_OBJECTIVE_
Exactly repeat the material, dropping only the pictures.

_COLLECTED DATA_
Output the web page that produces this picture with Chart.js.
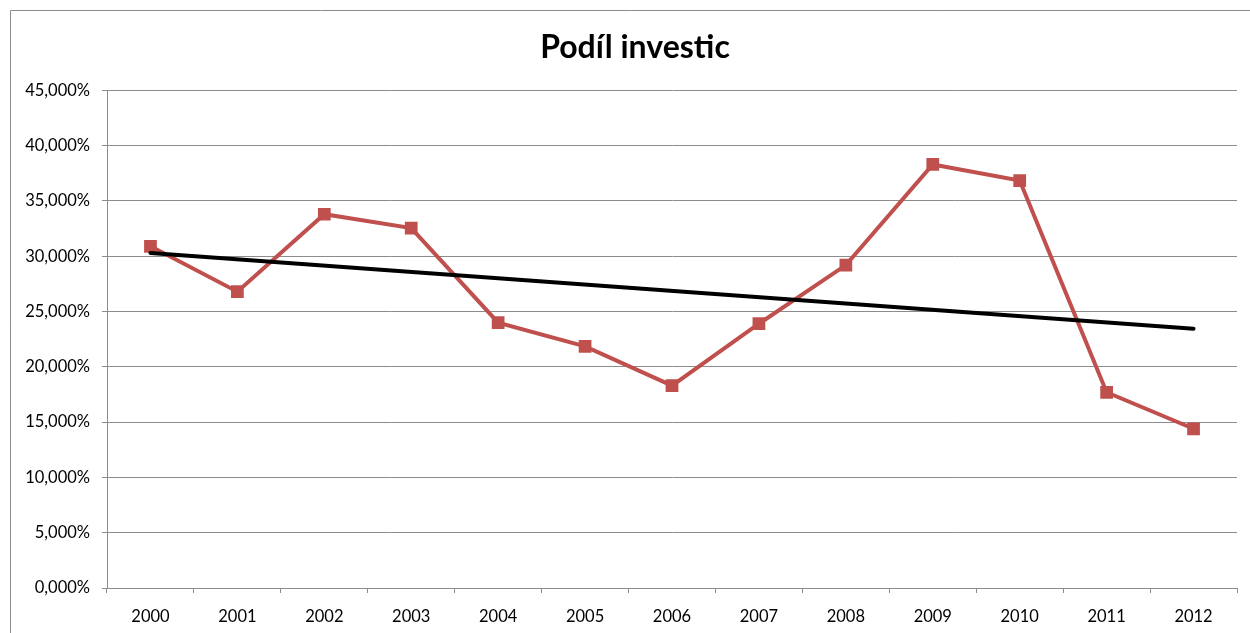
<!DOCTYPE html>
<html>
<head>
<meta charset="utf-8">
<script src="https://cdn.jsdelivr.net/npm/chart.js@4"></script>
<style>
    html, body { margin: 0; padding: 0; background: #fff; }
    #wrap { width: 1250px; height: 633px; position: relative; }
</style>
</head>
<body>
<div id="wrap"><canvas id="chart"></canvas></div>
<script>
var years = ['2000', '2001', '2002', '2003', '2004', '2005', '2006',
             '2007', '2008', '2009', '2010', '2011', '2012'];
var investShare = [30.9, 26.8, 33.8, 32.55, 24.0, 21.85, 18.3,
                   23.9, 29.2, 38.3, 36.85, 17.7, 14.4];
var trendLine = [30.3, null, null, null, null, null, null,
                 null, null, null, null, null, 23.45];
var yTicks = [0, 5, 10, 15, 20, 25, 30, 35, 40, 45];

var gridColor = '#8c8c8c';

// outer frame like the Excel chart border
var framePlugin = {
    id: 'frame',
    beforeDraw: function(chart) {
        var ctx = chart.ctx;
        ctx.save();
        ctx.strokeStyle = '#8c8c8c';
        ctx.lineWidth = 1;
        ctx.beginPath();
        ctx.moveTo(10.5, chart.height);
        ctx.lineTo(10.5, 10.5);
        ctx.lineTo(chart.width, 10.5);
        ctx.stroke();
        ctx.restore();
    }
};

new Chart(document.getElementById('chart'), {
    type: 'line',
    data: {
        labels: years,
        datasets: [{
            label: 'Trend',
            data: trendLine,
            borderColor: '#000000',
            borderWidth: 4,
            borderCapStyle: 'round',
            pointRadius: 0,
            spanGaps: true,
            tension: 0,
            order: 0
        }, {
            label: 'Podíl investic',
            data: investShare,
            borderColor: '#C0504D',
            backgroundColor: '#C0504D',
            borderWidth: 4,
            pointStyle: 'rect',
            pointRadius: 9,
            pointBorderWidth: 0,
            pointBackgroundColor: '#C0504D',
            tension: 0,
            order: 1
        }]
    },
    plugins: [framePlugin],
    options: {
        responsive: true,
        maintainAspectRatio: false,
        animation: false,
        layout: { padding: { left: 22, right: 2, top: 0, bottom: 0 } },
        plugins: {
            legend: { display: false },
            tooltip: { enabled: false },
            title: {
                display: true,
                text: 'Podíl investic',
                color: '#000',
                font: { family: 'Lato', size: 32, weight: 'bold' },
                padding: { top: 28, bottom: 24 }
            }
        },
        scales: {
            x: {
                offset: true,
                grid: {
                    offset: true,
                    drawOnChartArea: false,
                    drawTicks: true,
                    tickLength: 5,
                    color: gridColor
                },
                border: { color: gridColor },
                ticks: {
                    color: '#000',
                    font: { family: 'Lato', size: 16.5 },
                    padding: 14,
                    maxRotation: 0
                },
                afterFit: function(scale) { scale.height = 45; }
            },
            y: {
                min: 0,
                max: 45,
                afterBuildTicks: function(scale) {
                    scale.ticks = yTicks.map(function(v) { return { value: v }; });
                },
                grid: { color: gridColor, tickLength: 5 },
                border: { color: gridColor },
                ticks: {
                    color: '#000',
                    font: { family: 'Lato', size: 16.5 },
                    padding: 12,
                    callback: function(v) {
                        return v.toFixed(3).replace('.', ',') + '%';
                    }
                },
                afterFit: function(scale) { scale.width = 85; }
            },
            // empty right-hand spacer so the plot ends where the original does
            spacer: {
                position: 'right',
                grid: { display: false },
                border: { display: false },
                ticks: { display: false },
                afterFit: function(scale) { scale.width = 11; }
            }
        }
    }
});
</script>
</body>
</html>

_SOLUTION TO THIS TASK_
Output the web page that produces this picture with Chart.js.
<!DOCTYPE html>
<html>
<head>
<meta charset="utf-8">
<script src="https://cdn.jsdelivr.net/npm/chart.js@4"></script>
<style>
    html, body { margin: 0; padding: 0; background: #fff; }
    #wrap { width: 1250px; height: 633px; position: relative; }
</style>
</head>
<body>
<div id="wrap"><canvas id="chart"></canvas></div>
<script>
var years = ['2000', '2001', '2002', '2003', '2004', '2005', '2006',
             '2007', '2008', '2009', '2010', '2011', '2012'];
var investShare = [30.9, 26.8, 33.8, 32.55, 24.0, 21.85, 18.3,
                   23.9, 29.2, 38.3, 36.85, 17.7, 14.4];
var trendLine = [30.3, null, null, null, null, null, null,
                 null, null, null, null, null, 23.45];
var yTicks = [0, 5, 10, 15, 20, 25, 30, 35, 40, 45];

var gridColor = '#8c8c8c';

// outer frame like the Excel chart border
var framePlugin = {
    id: 'frame',
    beforeDraw: function(chart) {
        var ctx = chart.ctx;
        ctx.save();
        ctx.strokeStyle = '#8c8c8c';
        ctx.lineWidth = 1;
        ctx.beginPath();
        ctx.moveTo(10.5, chart.height);
        ctx.lineTo(10.5, 10.5);
        ctx.lineTo(chart.width, 10.5);
        ctx.stroke();
        ctx.restore();
    }
};

new Chart(document.getElementById('chart'), {
    type: 'line',
    data: {
        labels: years,
        datasets: [{
            label: 'Trend',
            data: trendLine,
            borderColor: '#000000',
            borderWidth: 4,
            borderCapStyle: 'round',
            pointRadius: 0,
            spanGaps: true,
            tension: 0,
            order: 0
        }, {
            label: 'Podíl investic',
            data: investShare,
            borderColor: '#C0504D',
            backgroundColor: '#C0504D',
            borderWidth: 4,
            pointStyle: 'rect',
            pointRadius: 9,
            pointBorderWidth: 0,
            pointBackgroundColor: '#C0504D',
            tension: 0,
            order: 1
        }]
    },
    plugins: [framePlugin],
    options: {
        responsive: true,
        maintainAspectRatio: false,
        animation: false,
        layout: { padding: { left: 22, right: 2, top: 0, bottom: 0 } },
        plugins: {
            legend: { display: false },
            tooltip: { enabled: false },
            title: {
                display: true,
                text: 'Podíl investic',
                color: '#000',
                font: { family: 'Lato', size: 32, weight: 'bold' },
                padding: { top: 28, bottom: 24 }
            }
        },
        scales: {
            x: {
                offset: true,
                grid: {
                    offset: true,
                    drawOnChartArea: false,
                    drawTicks: true,
                    tickLength: 5,
                    color: gridColor
                },
                border: { color: gridColor },
                ticks: {
                    color: '#000',
                    font: { family: 'Lato', size: 16.5 },
                    padding: 14,
                    maxRotation: 0
                },
                afterFit: function(scale) { scale.height = 45; }
            },
            y: {
                min: 0,
                max: 45,
                afterBuildTicks: function(scale) {
                    scale.ticks = yTicks.map(function(v) { return { value: v }; });
                },
                grid: { color: gridColor, tickLength: 5 },
                border: { color: gridColor },
                ticks: {
                    color: '#000',
                    font: { family: 'Lato', size: 16.5 },
                    padding: 12,
                    callback: function(v) {
                        return v.toFixed(3).replace('.', ',') + '%';
                    }
                },
                afterFit: function(scale) { scale.width = 85; }
            },
            // empty right-hand spacer so the plot ends where the original does
            spacer: {
                position: 'right',
                grid: { display: false },
                border: { display: false },
                ticks: { display: false },
                afterFit: function(scale) { scale.width = 11; }
            }
        }
    }
});
</script>
</body>
</html>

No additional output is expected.